Introduction:
Puppy Linux is one of several lightweight distributions I've used in the past, and I remember being quite impressed with the sheer volume of features the maintainers of this ultra-lightweight managed to pack into 100MB.
It is with much disappointment that I find this latest release of Puppy no more useful than Damn Small Linux when it comes to practical, offline concerns. Allow me to expand on that.
Install:
The 100MB LiveCD starts by asking you what keyboard and screen resolution you want, then you're up with the default desktop. They won't win any awards for presentation, but at least there are helpful directions on the wallpaper.
The "install" icon on the desktop doesn't do what you might think. It actually starts up the Puppy Package Manager. I think perhaps this should be renamed.
The actual installer is found in this menu. The first screen asks you about partitions. If it can't find any you have the option of using GParted to make them. Once that's done the installer continues.
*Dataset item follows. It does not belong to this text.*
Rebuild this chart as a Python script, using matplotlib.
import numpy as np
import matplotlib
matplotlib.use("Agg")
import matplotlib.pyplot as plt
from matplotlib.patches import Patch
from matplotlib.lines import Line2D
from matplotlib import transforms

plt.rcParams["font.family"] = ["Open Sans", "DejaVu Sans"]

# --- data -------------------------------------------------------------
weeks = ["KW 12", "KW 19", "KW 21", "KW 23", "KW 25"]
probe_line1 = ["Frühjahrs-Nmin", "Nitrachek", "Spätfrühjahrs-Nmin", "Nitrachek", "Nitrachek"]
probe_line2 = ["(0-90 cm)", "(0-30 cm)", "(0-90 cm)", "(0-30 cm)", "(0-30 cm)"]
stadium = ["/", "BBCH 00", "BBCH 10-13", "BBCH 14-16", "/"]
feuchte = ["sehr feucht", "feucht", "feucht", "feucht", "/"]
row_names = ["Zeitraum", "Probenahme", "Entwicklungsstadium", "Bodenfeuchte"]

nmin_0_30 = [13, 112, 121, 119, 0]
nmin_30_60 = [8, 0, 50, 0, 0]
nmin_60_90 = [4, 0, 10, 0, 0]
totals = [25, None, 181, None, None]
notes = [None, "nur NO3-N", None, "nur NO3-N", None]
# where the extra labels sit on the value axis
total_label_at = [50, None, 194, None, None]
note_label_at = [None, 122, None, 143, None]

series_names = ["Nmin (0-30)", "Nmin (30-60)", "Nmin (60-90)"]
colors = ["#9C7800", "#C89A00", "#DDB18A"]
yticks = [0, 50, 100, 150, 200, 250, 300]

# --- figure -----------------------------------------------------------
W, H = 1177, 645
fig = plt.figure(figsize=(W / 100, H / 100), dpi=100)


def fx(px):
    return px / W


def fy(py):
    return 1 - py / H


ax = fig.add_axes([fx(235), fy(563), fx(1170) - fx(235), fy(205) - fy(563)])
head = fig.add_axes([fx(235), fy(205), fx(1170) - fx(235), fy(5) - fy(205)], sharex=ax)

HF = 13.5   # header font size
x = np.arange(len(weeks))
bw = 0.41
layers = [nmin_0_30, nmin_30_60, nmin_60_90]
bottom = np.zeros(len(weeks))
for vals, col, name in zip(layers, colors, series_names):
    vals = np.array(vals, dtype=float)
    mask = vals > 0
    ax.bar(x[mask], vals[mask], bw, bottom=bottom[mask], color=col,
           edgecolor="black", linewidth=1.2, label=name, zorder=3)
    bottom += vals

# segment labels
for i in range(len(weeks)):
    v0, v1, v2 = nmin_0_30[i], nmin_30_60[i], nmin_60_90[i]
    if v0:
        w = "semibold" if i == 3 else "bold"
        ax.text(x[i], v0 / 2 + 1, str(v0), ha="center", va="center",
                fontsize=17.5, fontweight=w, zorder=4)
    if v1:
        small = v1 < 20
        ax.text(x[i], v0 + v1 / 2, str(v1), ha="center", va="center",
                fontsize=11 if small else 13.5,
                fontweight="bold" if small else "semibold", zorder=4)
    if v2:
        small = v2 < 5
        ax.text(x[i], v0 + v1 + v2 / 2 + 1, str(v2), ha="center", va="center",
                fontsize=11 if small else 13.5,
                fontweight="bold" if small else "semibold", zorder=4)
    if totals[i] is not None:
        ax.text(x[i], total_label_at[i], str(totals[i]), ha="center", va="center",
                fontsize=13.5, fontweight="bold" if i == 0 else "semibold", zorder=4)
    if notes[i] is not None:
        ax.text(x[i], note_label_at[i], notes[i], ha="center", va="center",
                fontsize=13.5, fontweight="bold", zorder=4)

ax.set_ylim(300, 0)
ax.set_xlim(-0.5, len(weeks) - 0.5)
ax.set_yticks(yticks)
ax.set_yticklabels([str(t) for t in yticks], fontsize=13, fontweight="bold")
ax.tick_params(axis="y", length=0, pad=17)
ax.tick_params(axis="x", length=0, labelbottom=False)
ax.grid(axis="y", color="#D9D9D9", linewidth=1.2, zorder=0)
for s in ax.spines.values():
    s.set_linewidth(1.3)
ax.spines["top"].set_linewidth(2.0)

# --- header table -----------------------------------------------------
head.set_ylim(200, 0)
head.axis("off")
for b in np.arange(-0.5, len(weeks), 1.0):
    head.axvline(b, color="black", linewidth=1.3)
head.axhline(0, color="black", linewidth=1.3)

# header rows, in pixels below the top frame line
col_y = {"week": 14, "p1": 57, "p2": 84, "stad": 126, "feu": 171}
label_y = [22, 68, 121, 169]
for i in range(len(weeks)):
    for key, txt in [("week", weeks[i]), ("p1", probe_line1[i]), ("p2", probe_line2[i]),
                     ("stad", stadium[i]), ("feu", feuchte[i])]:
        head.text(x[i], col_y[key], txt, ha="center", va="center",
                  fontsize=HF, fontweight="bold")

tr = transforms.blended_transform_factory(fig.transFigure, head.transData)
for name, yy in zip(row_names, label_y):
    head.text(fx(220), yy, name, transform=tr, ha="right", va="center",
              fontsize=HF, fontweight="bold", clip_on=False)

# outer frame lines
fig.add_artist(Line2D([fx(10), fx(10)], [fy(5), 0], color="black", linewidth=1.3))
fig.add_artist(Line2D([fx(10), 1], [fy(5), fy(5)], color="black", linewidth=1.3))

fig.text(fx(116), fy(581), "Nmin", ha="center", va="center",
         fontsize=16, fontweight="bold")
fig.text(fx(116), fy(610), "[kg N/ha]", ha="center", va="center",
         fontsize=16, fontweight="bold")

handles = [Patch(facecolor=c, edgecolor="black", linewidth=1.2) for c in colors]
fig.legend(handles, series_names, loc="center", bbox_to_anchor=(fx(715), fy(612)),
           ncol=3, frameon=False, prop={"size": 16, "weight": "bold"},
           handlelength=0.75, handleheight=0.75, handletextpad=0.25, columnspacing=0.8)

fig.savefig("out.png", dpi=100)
I chose the "full" install as I wasn't hurting for space. A "please wait" dialog popped up. I was then asked where I wanted the bootloader. When I finished the installer and shut down Puppy, I got an interesting dialog asking me if I wanted to save my preferences. I didn't, but I've never seen a LiveCD do this before.
My first reboot brought me to this boot screen. That's where the trouble started. I chose the first option. This brought me to a black screen. There was no indication of anything happening.
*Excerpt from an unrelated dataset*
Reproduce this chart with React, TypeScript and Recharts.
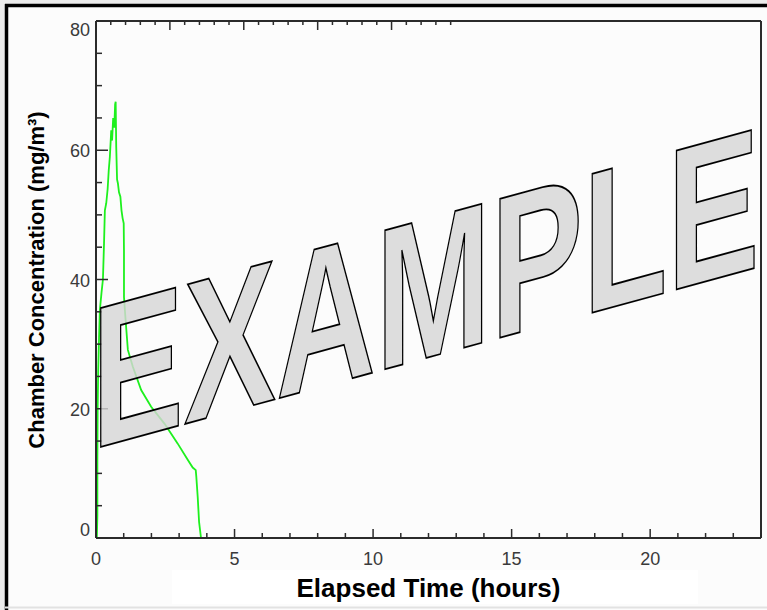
import { Line, LineChart, XAxis, YAxis } from "recharts";

// elapsed time (h) and chamber concentration (mg/m3)
const hours = [
  0, 0.03, 0.05, 0.05, 0.06, 0.08, 0.11, 0.14, 0.2, 0.25, 0.29, 0.32, 0.37, 0.42, 0.46, 0.5,
  0.55, 0.58, 0.62, 0.66, 0.69, 0.71, 0.73, 0.76, 0.79, 0.83, 0.88, 0.92, 0.96, 1.0, 1.01,
  1.01, 1.06, 1.15, 1.33, 1.63, 1.99, 2.47, 2.95, 3.31, 3.49, 3.6, 3.62, 3.67, 3.72, 3.79,
];
const concentration = [
  0, 0, 3.5, 12, 20, 26, 31, 35.3, 38, 40, 45.6, 50.7, 51.8, 54, 56.9, 59,
  63.1, 61.5, 65, 63.5, 67.1, 67.5, 60.5, 55.5, 54.9, 53.5, 52.8, 50.7, 49.5, 48.7, 44.5,
  37.3, 34.2, 29.1, 26.5, 22.9, 20.3, 17.7, 14.6, 12.1, 10.9, 10.5, 9.5, 6.4, 2.5, 0,
];

const xTicks = [0, 1, 2, 3, 4, 5, 6, 7, 8, 9, 10, 11, 12, 13, 14, 15, 16, 17, 18, 19, 20, 21, 22, 23, 24];
const yTicks = [0, 5, 10, 15, 20, 25, 30, 35, 40, 45, 50, 55, 60, 65, 70, 75, 80];
const xMajor = [0, 5, 10, 15, 20];
const yMajor = [0, 20, 40, 60, 80];

const xTitle = "Elapsed Time (hours)";
const yTitle = "Chamber Concentration (mg/m³)";
const stamp = "EXAMPLE";

const data = hours.map((t, i) => ({ t, c: concentration[i] }));

const W = 767;
const H = 610;
const PLOT = { left: 96, top: 21, right: 761, bottom: 538 };
const FONT = '"Liberation Sans", Arial, Helvetica, sans-serif';
const AXIS = "#2b2b2b";
const LABEL = "#3a3a3a";

function LeftTick({ y, payload }: any) {
  const major = yMajor.includes(payload.value);
  const dy = payload.value === 0 ? -8 : payload.value === 80 ? 9 : 1;
  return (
    <g>
      <line x1={PLOT.left} x2={PLOT.left + (major ? 12 : 6)} y1={y} y2={y} stroke={AXIS} strokeWidth={1.5} />
      {major && (
        <text x={PLOT.left - 6} y={y + dy} textAnchor="end" dominantBaseline="central"
          fontSize={18} fill={LABEL} fontFamily={FONT}>
          {payload.value}
        </text>
      )}
    </g>
  );
}

function RightTick({ y, payload }: any) {
  const major = yMajor.includes(payload.value);
  return <line x1={PLOT.right} x2={PLOT.right - (major ? 12 : 6)} y1={y} y2={y} stroke={AXIS} strokeWidth={1.5} />;
}

function BottomTick({ x, payload }: any) {
  const major = xMajor.includes(payload.value);
  return (
    <g>
      <line x1={x} x2={x} y1={PLOT.bottom} y2={PLOT.bottom - (major ? 9 : 5)} stroke={AXIS} strokeWidth={1.5} />
      {major && (
        <text x={x} y={PLOT.bottom + 21} textAnchor="middle" dominantBaseline="central"
          fontSize={18} fill={LABEL} fontFamily={FONT}>
          {payload.value}
        </text>
      )}
    </g>
  );
}

function TopTick({ x, payload }: any) {
  const major = xMajor.includes(payload.value);
  return <line x1={x} x2={x} y1={PLOT.top} y2={PLOT.top + (major ? 9 : 4)} stroke={AXIS} strokeWidth={1.5} />;
}

const renderXTitle = () => (
  <g>
    <rect x={172} y={570} width={526} height={34} fill="#ffffff" />
    <text x={(PLOT.left + PLOT.right) / 2} y={597} textAnchor="middle" fontSize={26}
      fontWeight="bold" fill="#000" fontFamily={FONT}>
      {xTitle}
    </text>
  </g>
);

const renderYTitle = () => (
  <text x={36} y={280} transform="rotate(-90 36 280)" textAnchor="middle" dominantBaseline="central"
    fontSize={22} fontWeight="bold" fill="#000" fontFamily={FONT}>
    {yTitle}
  </text>
);

export default function App() {
  return (
    <div style={{ position: "absolute", left: 0, top: 0, width: W, height: H, background: "#fcfcfc" }}>
      <LineChart width={W} height={H} data={data} margin={{ top: 0, right: 0, bottom: 0, left: 0 }}>
        <XAxis dataKey="t" type="number" domain={[0, 24]} ticks={xTicks} interval={0} height={72}
          tick={<BottomTick />} tickLine={false} axisLine={{ stroke: AXIS, strokeWidth: 2 }}
          label={renderXTitle} />
        <XAxis xAxisId="top" orientation="top" type="number" domain={[0, 24]} ticks={xTicks}
          interval={0} height={PLOT.top} tick={<TopTick />} tickLine={false}
          axisLine={{ stroke: AXIS, strokeWidth: 2 }} />
        <YAxis type="number" domain={[0, 80]} ticks={yTicks} interval={0} width={PLOT.left}
          tick={<LeftTick />} tickLine={false} axisLine={{ stroke: AXIS, strokeWidth: 2 }}
          label={renderYTitle} />
        <YAxis yAxisId="right" orientation="right" type="number" domain={[0, 80]} ticks={yTicks}
          interval={0} width={W - PLOT.right} tick={<RightTick />} tickLine={false}
          axisLine={{ stroke: AXIS, strokeWidth: 2 }} />
        <Line dataKey="c" type="linear" stroke="#1ef01e" strokeWidth={1.8} dot={false}
          isAnimationActive={false} />
      </LineChart>
      <svg width={W} height={H} style={{ position: "absolute", left: 0, top: 0, pointerEvents: "none" }}>
        <rect x={0} y={0} width={W} height={4} fill="#ececec" />
        <rect x={0} y={0} width={5} height={H} fill="#ececec" />
        <line x1={5} x2={W} y1={5.5} y2={5.5} stroke="#000" strokeWidth={3.5} />
        <line x1={6.5} x2={6.5} y1={4} y2={H} stroke="#000" strokeWidth={3.5} />
        <line x1={5} x2={W} y1={607.5} y2={607.5} stroke="#e2e2e2" strokeWidth={2} />
        <text transform="translate(91.6 449.5) matrix(0.684 -0.187 0 1 0 0)" fontSize={202}
          fontWeight="bold" fontFamily={FONT} fill="#d6d6d6" fillOpacity={0.82} stroke="#000"
          strokeWidth={1.6} vectorEffect="non-scaling-stroke" strokeLinejoin="miter">
          {stamp}
        </text>
      </svg>
    </div>
  );
}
I decided to play around with the GRUB settings and see if perhaps it was a video issue. I removed the "vga=773" line and tried again. That seemed to be the problem. Note to self, next time don't choose the fancy framebuffer boot option for GRUB.
I thought I was fine, until the boot messages froze. I decided to do the rest of this rant from the LiveCD.
Software Selection:
Java and GCC were not installed, but much like DSL Linux I wasn't very surprised. A program called mtPaint replaced GIMP. AbiWord was the word processor of choice.
GAIM was installed as well, which is interesting. It must have been an older version from before the name changed to Pidgin. Mozilla Seamonkey was the default web browser. It reminded me of Netscape Navigator 4.
The game selection wasn't as extensive as DSL, but offered an interesting variety. There was a Frozen-Bubble like game called "Bubbles", a Bejeweled clone called "Gem Game", a game called "GTKFish" that I couldn't figure out, a 3D Rubix Cube, and a Minesweeper game.
Conclusion:
Puppy is a nice compromise of tiny and feature-rich. If only it would install properly on my test machine, I wouldn't have to dock it a penguin. As a LiveCD it's not bad, but its small size shows.
Much like similar micro-distros their very nature makes them hard for me to use as a regular desktop, and Puppy is no exception. Although it has a few more bells than Damn Small Linux, I still can't use it for anything other than LiveCD recovery tasks.